Pineapple Dance Studios
- Logo of Pineapple Dance Studios
- Trade name: Pineapple
- Founded: London, England, 1979
- Founder: Debbie Moore
- Headquarters: London, England
- Parent: Pineapple Holdings Limited
- Website: http://www.pineapple.uk.com

= Pineapple Dance Studios =

Dance studio complex in London, England

Pineapple Dance Studios is a dance studio complex, performing arts school, and associated dancewear, clothing, and eyewear brand, based in London, England.

==Origin==
Pineapple Studios was founded by former model Debbie Moore, who had started dance lessons to alleviate weight gain caused by hypothyroidism. Following the closure of her local dance studio in Covent Garden, she failed to find a suitable alternative, so decided to open her own studio in the area. Pineapple Dance Studios opened in 1979, based in a former pineapple warehouse from which the company gets its name. The site continues to house the dance studios, as well as being the headquarters of the Pineapple Performing Arts School and the studios' associated dancewear and clothing brand.

==Pineapple Studios==
Originally intended as a drop-in dance centre, Pineapple Studios is a complex of 12 dance studios that are used for various purposes. The studios host over 200 scheduled dance classes each week, open to studio members and the public, however the studios have become most notable for their extensive use by the entertainments industry as a venue for rehearsals, castings and recordings. Clients who use the studios include notable dance companies, record labels, television networks, film studios, West End shows, cruise lines, talent, and model agencies. It is also well known as a rehearsal studio used by celebrities, which have included Madonna, Beyoncé, Girls Aloud, and Kylie Minogue. According to BBC London, it is "one of the world's premier dance studios" and Ballet.co.uk called it a "mecca for dancers". Class Teachers are similarly renowned and include international choreographers such as Rose Alice Larkings.
The location, in London's West End "Theatre Land" was a key factor of its success. In her book, When a Woman Means Business, Debbie Moore wrote: "In my case, I knew Covent Garden was the right area".

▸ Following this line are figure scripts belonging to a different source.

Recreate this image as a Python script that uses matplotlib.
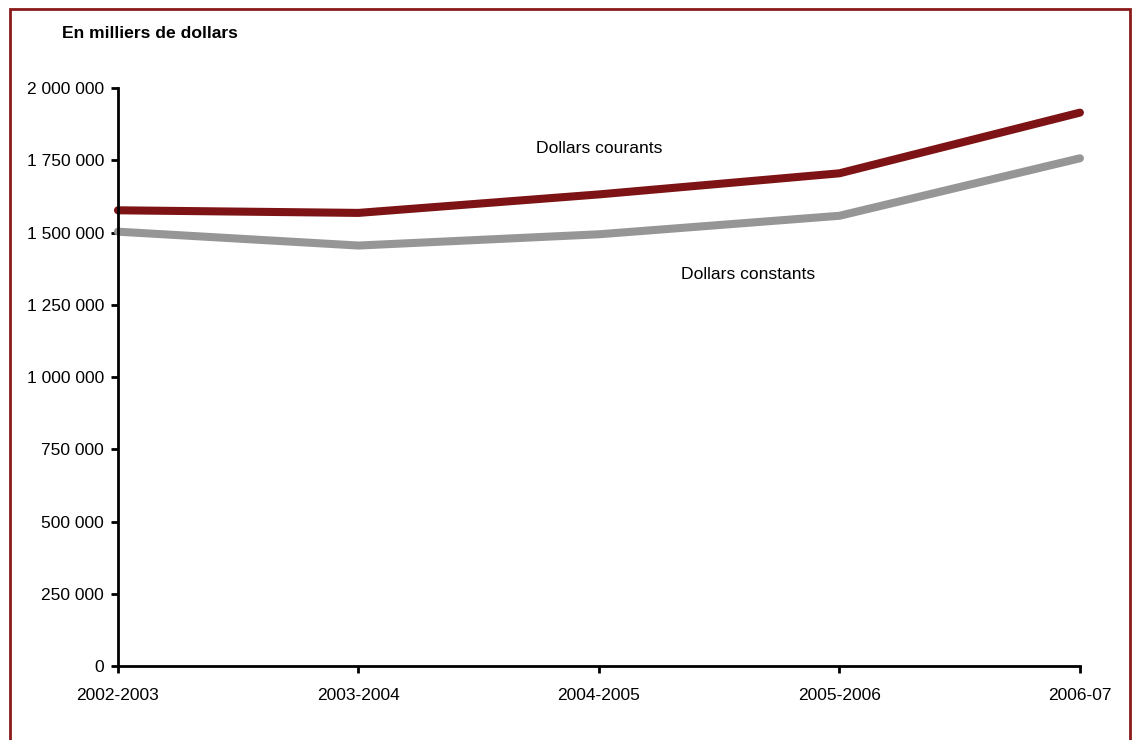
import matplotlib

matplotlib.use("Agg")

import matplotlib.pyplot as plt
from matplotlib.patches import Rectangle
from matplotlib.ticker import FuncFormatter

plt.rcParams["font.family"] = ["Liberation Sans", "DejaVu Sans"]

years = ["2002-2003", "2003-2004", "2004-2005", "2005-2006", "2006-07"]
courants = [1577000, 1568000, 1632000, 1705000, 1915000]
constants = [1503000, 1455000, 1494000, 1558000, 1757000]
y_ticks = [0, 250000, 500000, 750000, 1000000, 1250000, 1500000, 1750000, 2000000]

RED = "#7d1315"
GREY = "#969696"


def fmt_thousands(value, _pos):
    return f"{int(value):,}".replace(",", " ")


fig = plt.figure(figsize=(11.32, 7.40), dpi=100)
ax = fig.add_axes([0.1042, 0.1, 0.8498, 0.781])

x = list(range(len(years)))
ax.plot(x, courants, color=RED, linewidth=5.8, solid_capstyle="round", solid_joinstyle="round")
ax.plot(x, constants, color=GREY, linewidth=5.8, solid_capstyle="round", solid_joinstyle="round")

ax.set_xlim(0, len(years) - 1)
ax.set_ylim(0, 2000000)
ax.set_xticks(x)
ax.set_xticklabels(years)
ax.set_yticks(y_ticks)
ax.yaxis.set_major_formatter(FuncFormatter(fmt_thousands))

for side in ("top", "right"):
    ax.spines[side].set_visible(False)
for side in ("left", "bottom"):
    ax.spines[side].set_linewidth(2)
    ax.spines[side].set_color("black")
ax.tick_params(axis="both", direction="out", length=5, width=2, labelsize=12.5, colors="black")
ax.tick_params(axis="x", pad=11)
ax.tick_params(axis="y", pad=5)
for line in ax.get_lines():
    line.set_clip_on(False)

ax.text(2.0, 1792000, "Dollars courants", ha="center", va="center", fontsize=12.6)
ax.text(2.62, 1355000, "Dollars constants", ha="center", va="center", fontsize=12.6)

fig.text(62 / 1132, 1 - 34 / 740, "En milliers de dollars", ha="left", va="center",
         fontsize=12.6, fontweight="bold")

# outer frame around the chart
fig.patches.append(Rectangle((10 / 1132, -0.05), 1120 / 1132, 1.05 - 9 / 740,
                             transform=fig.transFigure, fill=False,
                             edgecolor="#8b1a1a", linewidth=2))

fig.savefig("out.png", dpi=100)
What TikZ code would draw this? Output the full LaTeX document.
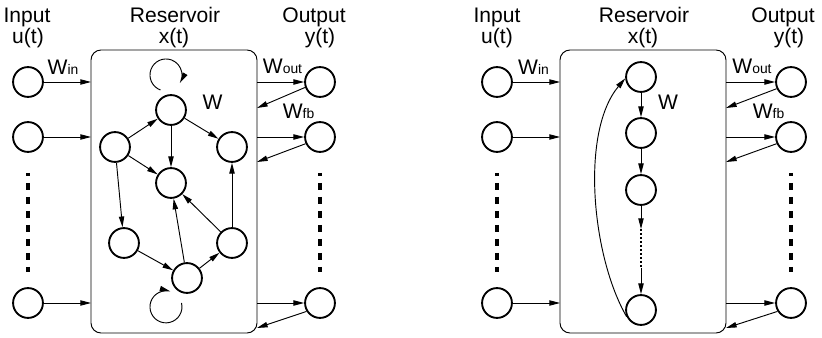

The studios were the setting for the 2010 Sky1 docusoap Pineapple Dance Studios.

===Clothing brand===
Having been regularly employed by the clothing and textiles company Courtaulds, Debbie Moore was also experienced in clothing design and manufacture. During the early 1980s, she began developing her own line of dance-wear, including using Lycra, which at that time was not a widely used fabric. She sold her designs through a shop at the dance studios and this ultimately led to the formation of the Pineapple clothing brand. Louie Spence and Debbie Moore launched the Pineapple Eye-wear range of glasses on 4 August 2010 at Pineapple Dance Studios.

==Documentary==

A docusoap following Pineapple Studios and its employees such as Louie Spence and Andrew Stone were first shown on 14 February 2010 on Sky1. With narration by ex-BBC newsreader Michael Buerk, it was a documentary that included impromptu dancing and the promotional tag-line: "Pineapple Dance Studios: Where careers are made, dreams are broken, bitching is an Olympic sport and everyone is fabulous!".